• Problem: Below are entries. Copy exactly the lines running from the line that holds "Rebuild this diagram" to the line that holds "(0,\yy+12) -- (908,\yy-12);", with both ends included.

• Records for the task:
━━━━━━━━━━━━━━━━━━━━

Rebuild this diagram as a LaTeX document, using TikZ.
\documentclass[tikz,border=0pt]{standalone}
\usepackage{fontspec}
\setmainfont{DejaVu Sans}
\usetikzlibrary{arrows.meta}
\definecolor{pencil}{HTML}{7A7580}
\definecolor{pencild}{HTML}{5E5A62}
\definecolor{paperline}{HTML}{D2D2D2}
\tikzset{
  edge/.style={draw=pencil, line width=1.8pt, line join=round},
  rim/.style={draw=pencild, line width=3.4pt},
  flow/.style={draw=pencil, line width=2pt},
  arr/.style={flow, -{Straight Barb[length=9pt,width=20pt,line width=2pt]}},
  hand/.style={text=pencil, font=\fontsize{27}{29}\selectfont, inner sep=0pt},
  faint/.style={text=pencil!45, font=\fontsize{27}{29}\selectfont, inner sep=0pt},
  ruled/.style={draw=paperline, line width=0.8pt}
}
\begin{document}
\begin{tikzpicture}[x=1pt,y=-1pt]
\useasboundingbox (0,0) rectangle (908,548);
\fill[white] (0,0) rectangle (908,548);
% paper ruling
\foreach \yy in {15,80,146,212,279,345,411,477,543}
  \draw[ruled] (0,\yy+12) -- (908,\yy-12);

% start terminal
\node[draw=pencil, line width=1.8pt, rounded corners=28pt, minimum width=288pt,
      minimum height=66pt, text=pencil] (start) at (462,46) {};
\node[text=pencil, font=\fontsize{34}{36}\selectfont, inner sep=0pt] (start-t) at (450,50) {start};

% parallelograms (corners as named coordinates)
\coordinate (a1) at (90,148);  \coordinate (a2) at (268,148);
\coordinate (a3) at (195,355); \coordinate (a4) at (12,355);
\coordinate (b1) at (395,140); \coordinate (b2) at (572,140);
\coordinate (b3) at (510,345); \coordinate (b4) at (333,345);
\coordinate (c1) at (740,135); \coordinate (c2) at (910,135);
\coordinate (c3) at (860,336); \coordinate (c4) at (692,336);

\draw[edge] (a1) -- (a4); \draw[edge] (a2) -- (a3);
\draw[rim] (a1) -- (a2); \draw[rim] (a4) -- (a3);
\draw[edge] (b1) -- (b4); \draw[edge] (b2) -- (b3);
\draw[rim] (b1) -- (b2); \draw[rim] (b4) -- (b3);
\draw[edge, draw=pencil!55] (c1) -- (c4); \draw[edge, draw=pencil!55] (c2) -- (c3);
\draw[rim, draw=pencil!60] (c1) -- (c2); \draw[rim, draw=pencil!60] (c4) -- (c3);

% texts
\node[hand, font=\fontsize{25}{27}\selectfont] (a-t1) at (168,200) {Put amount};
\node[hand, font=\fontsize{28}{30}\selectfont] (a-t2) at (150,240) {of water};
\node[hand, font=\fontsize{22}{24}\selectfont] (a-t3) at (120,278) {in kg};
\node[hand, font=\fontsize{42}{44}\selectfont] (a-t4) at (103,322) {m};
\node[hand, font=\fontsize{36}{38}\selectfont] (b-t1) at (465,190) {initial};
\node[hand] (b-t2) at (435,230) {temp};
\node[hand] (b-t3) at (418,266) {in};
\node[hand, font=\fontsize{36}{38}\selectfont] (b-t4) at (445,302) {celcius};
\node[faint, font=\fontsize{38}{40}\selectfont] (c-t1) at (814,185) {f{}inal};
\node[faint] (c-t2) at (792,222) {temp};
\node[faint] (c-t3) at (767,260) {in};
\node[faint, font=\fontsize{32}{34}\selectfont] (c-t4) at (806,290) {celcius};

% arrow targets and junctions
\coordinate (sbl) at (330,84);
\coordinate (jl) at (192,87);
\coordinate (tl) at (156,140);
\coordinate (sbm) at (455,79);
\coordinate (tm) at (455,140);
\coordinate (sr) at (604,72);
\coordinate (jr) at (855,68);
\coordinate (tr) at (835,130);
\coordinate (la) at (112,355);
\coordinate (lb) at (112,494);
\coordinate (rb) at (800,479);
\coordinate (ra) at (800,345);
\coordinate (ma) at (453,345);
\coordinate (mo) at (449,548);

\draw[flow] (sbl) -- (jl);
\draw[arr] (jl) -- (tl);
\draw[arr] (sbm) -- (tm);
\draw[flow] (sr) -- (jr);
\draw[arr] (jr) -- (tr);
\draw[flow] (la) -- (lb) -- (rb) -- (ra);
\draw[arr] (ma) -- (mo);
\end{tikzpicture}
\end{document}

━━━━━━━━━━━━━━━━━━━━

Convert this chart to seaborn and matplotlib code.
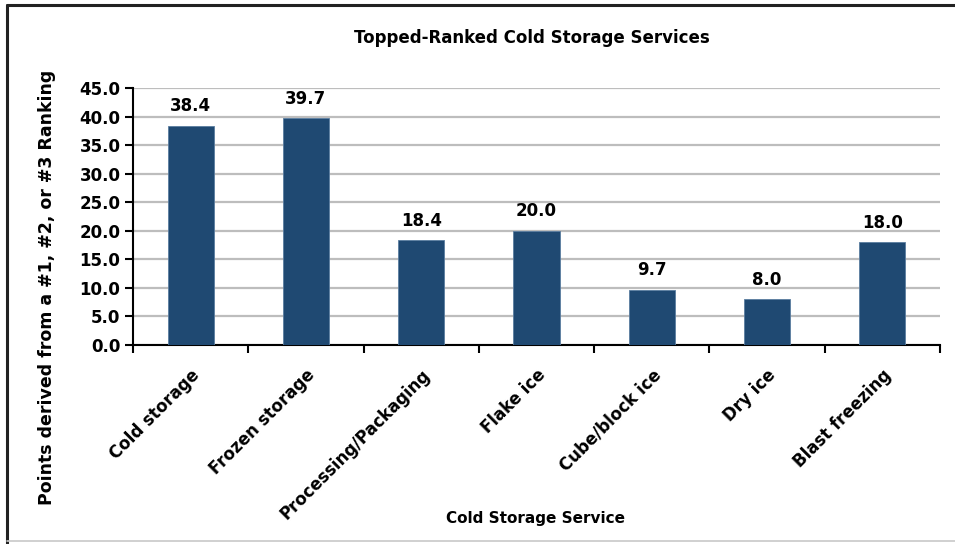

━━━━━━━━━━━━━━━━━━━━

• Problem solution:
Rebuild this diagram as a LaTeX document, using TikZ.
\documentclass[tikz,border=0pt]{standalone}
\usepackage{fontspec}
\setmainfont{DejaVu Sans}
\usetikzlibrary{arrows.meta}
\definecolor{pencil}{HTML}{7A7580}
\definecolor{pencild}{HTML}{5E5A62}
\definecolor{paperline}{HTML}{D2D2D2}
\tikzset{
  edge/.style={draw=pencil, line width=1.8pt, line join=round},
  rim/.style={draw=pencild, line width=3.4pt},
  flow/.style={draw=pencil, line width=2pt},
  arr/.style={flow, -{Straight Barb[length=9pt,width=20pt,line width=2pt]}},
  hand/.style={text=pencil, font=\fontsize{27}{29}\selectfont, inner sep=0pt},
  faint/.style={text=pencil!45, font=\fontsize{27}{29}\selectfont, inner sep=0pt},
  ruled/.style={draw=paperline, line width=0.8pt}
}
\begin{document}
\begin{tikzpicture}[x=1pt,y=-1pt]
\useasboundingbox (0,0) rectangle (908,548);
\fill[white] (0,0) rectangle (908,548);
% paper ruling
\foreach \yy in {15,80,146,212,279,345,411,477,543}
  \draw[ruled] (0,\yy+12) -- (908,\yy-12);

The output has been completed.